そこで、〈勢ひに進むとしては、多く非道の行ひあり。又人によくいはれんとしては、しひてよわよわしく、道理にはづれたる行ひなどもあるなるは、政事を私ものにするにて、正道のならひにあらず〉と危機に対する警告が発せられます。時代が勢いにまかせて進むときは、非道の行いが多くなります。人に良く言われようと思うと、態度は弱々しくなり道理は外れて、政治は私心に墜ちます。これは正道にもとづく慣行ではないというのです。
また、道に適いつつ、時宜に適うことも述べられています。〈国政法則を以て行ふとも、神国の正道にあはずば又いかにかせん。唯その時々の法則は、その時々の規なれば、しわざは是にしたがひつつ、心は正道にとどめんことこそあらまほしけれ〉と語られています。
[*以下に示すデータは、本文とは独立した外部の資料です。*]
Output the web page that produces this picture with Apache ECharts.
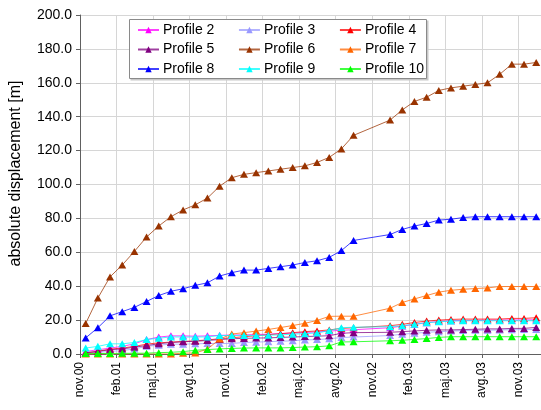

国の政治は法則によって行いますが、それが正しい道に合わなければどうすればよいのでしょうか。ただ、その時々の法則は、その時々の規範なので、政策はこれに従いつつも、心は正道に留めることこそ重要だというのです。
第七項 桂誉重
桂誉重(1816~1871)は、江戸後期の国学者です。思想の特質は、荒廃する農村をいかに立て直すかという当時の村役人層の課題と結びついています。
『済世要略』では、〈道に叶へる行ひあるは何故ぞ。神より給はりし霊性を、まげずくねらさず固めし故也〉とあります。道に合った行いのために、神より授かった霊性に随うことが説かれています。
また、〈すべて奉仕、中正真情無二なるが、我国の大道〉とあり、奉仕を行うことが日本の道だと語られています。その際、根本となるのが〈夫婦真情の道を押及す事〉です。夫婦真情の道とは、産霊の道のことです。産霊とは、神道において天地万物を生成し発展させる霊的な働きのことです。